== RECORDED INFORMATION ==
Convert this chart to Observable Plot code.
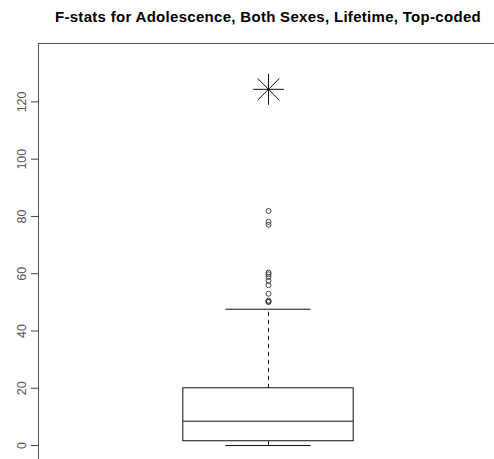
<!DOCTYPE html>
<html>
<head>
<meta charset="utf-8">
<script src="https://cdn.jsdelivr.net/npm/d3@7"></script>
<script src="https://cdn.jsdelivr.net/npm/@observablehq/plot@0.6"></script>
<style>
  html, body { margin: 0; padding: 0; background: #fff; overflow: hidden; }
  #wrap { position: relative; width: 494px; height: 459px; }
  #title {
    position: absolute; left: 38px; width: 460px; top: 8px;
    line-height: 15px; text-align: center; white-space: nowrap;
    font: bold 15px "Liberation Sans", Arial, sans-serif; letter-spacing: 0.3px; color: #000;
  }
  #chart { position: absolute; left: 0; top: 42px; }
</style>
</head>
<body>
<div id="wrap">
  <div id="title"></div>
  <div id="chart"></div>
</div>
<script>
const title = "F-stats for Adolescence, Both Sexes, Lifetime, Top-coded";

// Box-and-whisker summary of the F statistics
const lowerWhisker = 0;
const q1 = 1.5;
const median = 8.5;
const q3 = 20.0;
const upperWhisker = 47.6;

// Points beyond the upper whisker
const outliers = [50.1, 50.3, 50.6, 53.0, 56.0, 57.5, 58.9, 59.8, 60.4, 77.1, 78.1, 81.9];

// The single top-coded statistic, drawn as a large asterisk
const topCoded = [124.4];

const yTicks = [0, 20, 40, 60, 80, 100, 120];
const yLimits = [0, 135];

// Box position and widths, in x-scale units
const boxPos = 1;
const boxHalf = 0.2;
const capHalf = 0.1;

// Axis limits padded by 4% on each side
const pad = (lo, hi) => [lo - 0.04 * (hi - lo), hi + 0.04 * (hi - lo)];
const xDomain = pad(0.5, 1.5);
const yDomain = pad(yLimits[0], yLimits[1]);

document.getElementById("title").textContent = title;

const ink = "#111";

const chart = Plot.plot({
  width: 494,
  height: 417,
  marginLeft: 38,
  marginRight: 0,
  marginTop: 1,
  marginBottom: 0,
  style: { fontFamily: "'Liberation Sans', Arial, sans-serif", fontSize: "12px", background: "#fff", color: "#444" },
  x: { type: "linear", domain: xDomain, range: [38, 498], axis: null },
  y: { domain: yDomain, range: [418.5, 1], axis: null },
  marks: [
    // plot frame (top and left edges; the rest falls outside the view)
    Plot.ruleY([yDomain[1]], { x1: xDomain[0], x2: xDomain[1], stroke: "#555" }),
    Plot.ruleX([xDomain[0]], { y1: yDomain[0], y2: yDomain[1], stroke: "#555" }),

    Plot.axisY(yTicks, {
      anchor: "left",
      tickSize: 7,
      tickPadding: 6,
      tickRotate: -90,
      fontSize: 12.5,
      stroke: "#444",
      fill: "#555",
      label: null
    }),

    // whiskers
    Plot.ruleX([boxPos], { y1: q3, y2: upperWhisker, stroke: ink, strokeDasharray: "4,4" }),
    Plot.ruleX([boxPos], { y1: lowerWhisker, y2: q1, stroke: ink, strokeDasharray: "4,4" }),
    Plot.ruleY([lowerWhisker, upperWhisker], { x1: boxPos - capHalf, x2: boxPos + capHalf, stroke: ink }),

    // box and median
    Plot.rect([{ q1, q3 }], {
      x1: boxPos - boxHalf, x2: boxPos + boxHalf,
      y1: "q1", y2: "q3",
      fill: "none", stroke: ink
    }),
    Plot.ruleY([median], { x1: boxPos - boxHalf, x2: boxPos + boxHalf, stroke: ink }),

    // outliers
    Plot.dot(outliers, { x: boxPos, y: d => d, r: 2.5, stroke: "#333", strokeWidth: 0.9, fill: "none" }),

    // top-coded value: plus and times overlaid
    Plot.dot(topCoded, { x: boxPos, y: d => d, symbol: "plus", r: 10, stroke: ink, strokeWidth: 1 }),
    Plot.dot(topCoded, { x: boxPos, y: d => d, symbol: "times", r: 10, stroke: ink, strokeWidth: 1 })
  ]
});

document.getElementById("chart").appendChild(chart);
</script>
</body>
</html>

== JOB ==
Skip every picture and transcribe the data above exactly.

== REPLY TO THE TASK ==
Convert this chart to Observable Plot code.
<!DOCTYPE html>
<html>
<head>
<meta charset="utf-8">
<script src="https://cdn.jsdelivr.net/npm/d3@7"></script>
<script src="https://cdn.jsdelivr.net/npm/@observablehq/plot@0.6"></script>
<style>
  html, body { margin: 0; padding: 0; background: #fff; overflow: hidden; }
  #wrap { position: relative; width: 494px; height: 459px; }
  #title {
    position: absolute; left: 38px; width: 460px; top: 8px;
    line-height: 15px; text-align: center; white-space: nowrap;
    font: bold 15px "Liberation Sans", Arial, sans-serif; letter-spacing: 0.3px; color: #000;
  }
  #chart { position: absolute; left: 0; top: 42px; }
</style>
</head>
<body>
<div id="wrap">
  <div id="title"></div>
  <div id="chart"></div>
</div>
<script>
const title = "F-stats for Adolescence, Both Sexes, Lifetime, Top-coded";

// Box-and-whisker summary of the F statistics
const lowerWhisker = 0;
const q1 = 1.5;
const median = 8.5;
const q3 = 20.0;
const upperWhisker = 47.6;

// Points beyond the upper whisker
const outliers = [50.1, 50.3, 50.6, 53.0, 56.0, 57.5, 58.9, 59.8, 60.4, 77.1, 78.1, 81.9];

// The single top-coded statistic, drawn as a large asterisk
const topCoded = [124.4];

const yTicks = [0, 20, 40, 60, 80, 100, 120];
const yLimits = [0, 135];

// Box position and widths, in x-scale units
const boxPos = 1;
const boxHalf = 0.2;
const capHalf = 0.1;

// Axis limits padded by 4% on each side
const pad = (lo, hi) => [lo - 0.04 * (hi - lo), hi + 0.04 * (hi - lo)];
const xDomain = pad(0.5, 1.5);
const yDomain = pad(yLimits[0], yLimits[1]);

document.getElementById("title").textContent = title;

const ink = "#111";

const chart = Plot.plot({
  width: 494,
  height: 417,
  marginLeft: 38,
  marginRight: 0,
  marginTop: 1,
  marginBottom: 0,
  style: { fontFamily: "'Liberation Sans', Arial, sans-serif", fontSize: "12px", background: "#fff", color: "#444" },
  x: { type: "linear", domain: xDomain, range: [38, 498], axis: null },
  y: { domain: yDomain, range: [418.5, 1], axis: null },
  marks: [
    // plot frame (top and left edges; the rest falls outside the view)
    Plot.ruleY([yDomain[1]], { x1: xDomain[0], x2: xDomain[1], stroke: "#555" }),
    Plot.ruleX([xDomain[0]], { y1: yDomain[0], y2: yDomain[1], stroke: "#555" }),

    Plot.axisY(yTicks, {
      anchor: "left",
      tickSize: 7,
      tickPadding: 6,
      tickRotate: -90,
      fontSize: 12.5,
      stroke: "#444",
      fill: "#555",
      label: null
    }),

    // whiskers
    Plot.ruleX([boxPos], { y1: q3, y2: upperWhisker, stroke: ink, strokeDasharray: "4,4" }),
    Plot.ruleX([boxPos], { y1: lowerWhisker, y2: q1, stroke: ink, strokeDasharray: "4,4" }),
    Plot.ruleY([lowerWhisker, upperWhisker], { x1: boxPos - capHalf, x2: boxPos + capHalf, stroke: ink }),

    // box and median
    Plot.rect([{ q1, q3 }], {
      x1: boxPos - boxHalf, x2: boxPos + boxHalf,
      y1: "q1", y2: "q3",
      fill: "none", stroke: ink
    }),
    Plot.ruleY([median], { x1: boxPos - boxHalf, x2: boxPos + boxHalf, stroke: ink }),

    // outliers
    Plot.dot(outliers, { x: boxPos, y: d => d, r: 2.5, stroke: "#333", strokeWidth: 0.9, fill: "none" }),

    // top-coded value: plus and times overlaid
    Plot.dot(topCoded, { x: boxPos, y: d => d, symbol: "plus", r: 10, stroke: ink, strokeWidth: 1 }),
    Plot.dot(topCoded, { x: boxPos, y: d => d, symbol: "times", r: 10, stroke: ink, strokeWidth: 1 })
  ]
});

document.getElementById("chart").appendChild(chart);
</script>
</body>
</html>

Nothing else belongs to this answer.